Jeddah: Speed thrills Saudi Arabia’s youngest official race car driver, Reem Al Aboud.
“Racing is my sweet escape. It’s a feeling that cannot be explained. It’s a rush of adrenaline. It’s the only few minutes in life that I know that I have to give my all in terms of focus, performance and overcoming obstacles,” the 19-year-old tells Gulf News.
Al Aboud made history when she became the first Saudi female racer to drive the Formula E Gen 2 car at the Ad Diriyah E-Prix in Riyadh on December 16 last year.
Ever since Saudi Arabia lifted the ban on women’s driving last year in June, more and more Saudi girls have entered the world of racing.
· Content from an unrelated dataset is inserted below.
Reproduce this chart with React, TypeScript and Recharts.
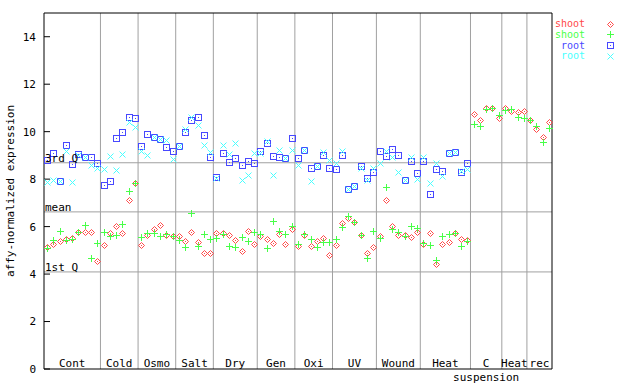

Unlike other young girls who enjoyed playing with dolls and houses growing up, Al Aboud was always interested in playing with cars and motors. Idolizing her father, Al Aboud always dreamt of becoming an ace racer like him.
Her family knew of her obsession with motorsports and was supportive throughout.
“Growing up I thought I did not stand a chance of becoming a racer in Saudi Arabia, but I’m glad I held on to my passion. The credit goes to our beloved Crown Prince Mohammed Bin Salman who gave women the chance to drive,” she said.
As luck would have it, the driving ban was lifted the year Al Aboud became eligible for driving.
The young, passionate racer, then, officially started to drive and train on racetracks in Riyadh.
At first, Al Aboud received a lot of stares and criticism from men around her.
“They thought I was weak and would not be able to excel in such a daring sport, but with time I showed them what I was capable off,” she said.
Saudi racing champion Mahmoud Abed spotted Al Aboud taking laps and offered to train her personally.
“He thought I could be trained quickly and my skills could improve in a short time. I thank God that I lived up to his expectations,” she said.
Al Aboud participated in the first Saudi Women Karting Championship last year but came in fourth.
However, based on her driving skills she was selected to participate in her first international competition at the Bahrain International Circuit last year.
“I was the only female among 15 other racers and the only Saudi. I got P7 overall but I was happy to represent my country in the motorsport for the first time,” she said.
Al Aboud later took first place in the Saudi Time Attack competition held in Riyadh at the Reem International circuit, and soon after followed it by bagging first place at the second Saudi Women Karting Championship this year.
The racing enthusiast then began training for driving electric cars at Nissan Saudia under the supervision of Captain Saeed Al Mouri in Riyadh.
She flew to Le Mans, France to officially practice on the simulator for the Ad Diriyah Circuit.
“The moment I sat in the Formula E car for seat fittings, I told myself that I knew I belonged here,” she said.
Al Aboud, whose favourite car is the Porsche GT3 RS, has driven and raced in GTR 950-1100 HP, GTR 750-950 HP, Renault, Radical, Lamborghini Huracan Performante, Lamborghini Aventador and Porsche Carerra 911.
“The only challenge to overcome in motorsports is fear.”